Monday, June 4, 2012

How I got started in Computers (part 1)


I've recently read some blogs from people telling the story of how they got started in computers.  I decided join in and organize my thoughts on the subject.  After I started writing down my thoughts, I decided to break this up a little bit.  My first few computers fulfilled different things in my life that I feel are working mentioning.


Our first computer was a Timex Sinclair 1000.  It was a little computer that only had a keyboard and hooked directly to the TV.  It had no storage outside of the on-board RAM, so you had to save your programs to a cassette tape as audio.

We had a vanilla tape recorder that we connected to the computer, and then we would record the audio of the program to cassette.  I remember a few times playing an unlabeled tape on our stereo and discovering it was a program when the sound was all beeps and fuzz. 

Running an existing program involved reversing the process: hooking up the cassette player and playing the audio while the computer "listened" and converted all that sound back into a program.  Sometimes it worked, sometimes it didn't work.

Years later I learned that some radio stations would broadcast programs over the air.  You would record the audio off the radio and then load the program from the tape you recorded.  I'm not sure if any of the radio stations near me did something like this or if I was too young to know it was occurring.  Either way the thought that this was possible fascinates me.

My brother and I had no games or programs to speak of other than a book that I believe he found in a store.  It was called "51 Game Programs for the Timex Sinclair 1000 and 1500", and it was simply a list of programs and the code you had to type in to get it to work.  Some of them were small, but naturally all the cool looking games were pages upon pages long.  My brother and I would lie on the floor and take turns typing in those programs.  I remember a car racing game that we just couldn't get right – the picture showed the road with twists and turns, but our version only showed the road as straight as an arrow.  We suffered a lot over that program – multiple failures trying to save to tape, retyping to try to get the program right, etc.

Coincidentally I still have that book on my shelf!  My mother tried to sell the computer at a garage sale sometime in the mid-80's and some woman begged my mother to sell her JUST the book (she didn't want the computer).  My mother refused and for some reason my 10-ish old mind decided I would keep the book.  I'm so glad I did, it proudly sits next to all my other computer books on my bookshelf.

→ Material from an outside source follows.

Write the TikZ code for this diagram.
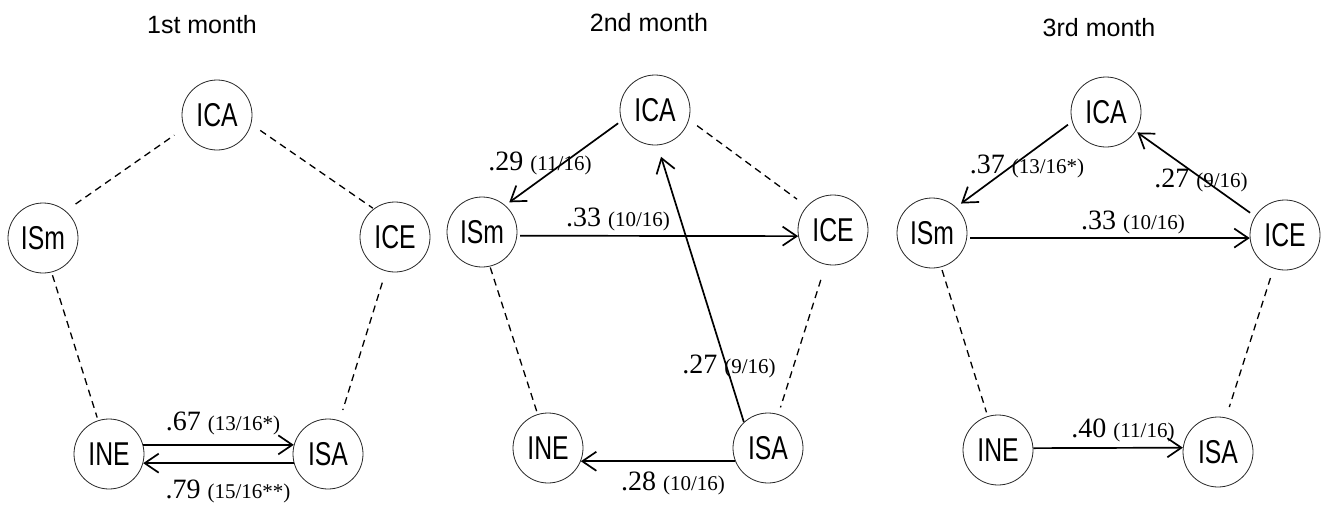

A few years ago I thought I had an "Ah-ha!" moment when I remembered the entire audio-saving technique of the Timex.  I thought it might be useful for communicating with a group of others at a ski resort.  This was before smartphones, but I thought you could replace those little walkie-talkies people carried around with one that also had a small keyboard.  Then you could leave a text message using those devices using the same audio bandwidth the radios already used.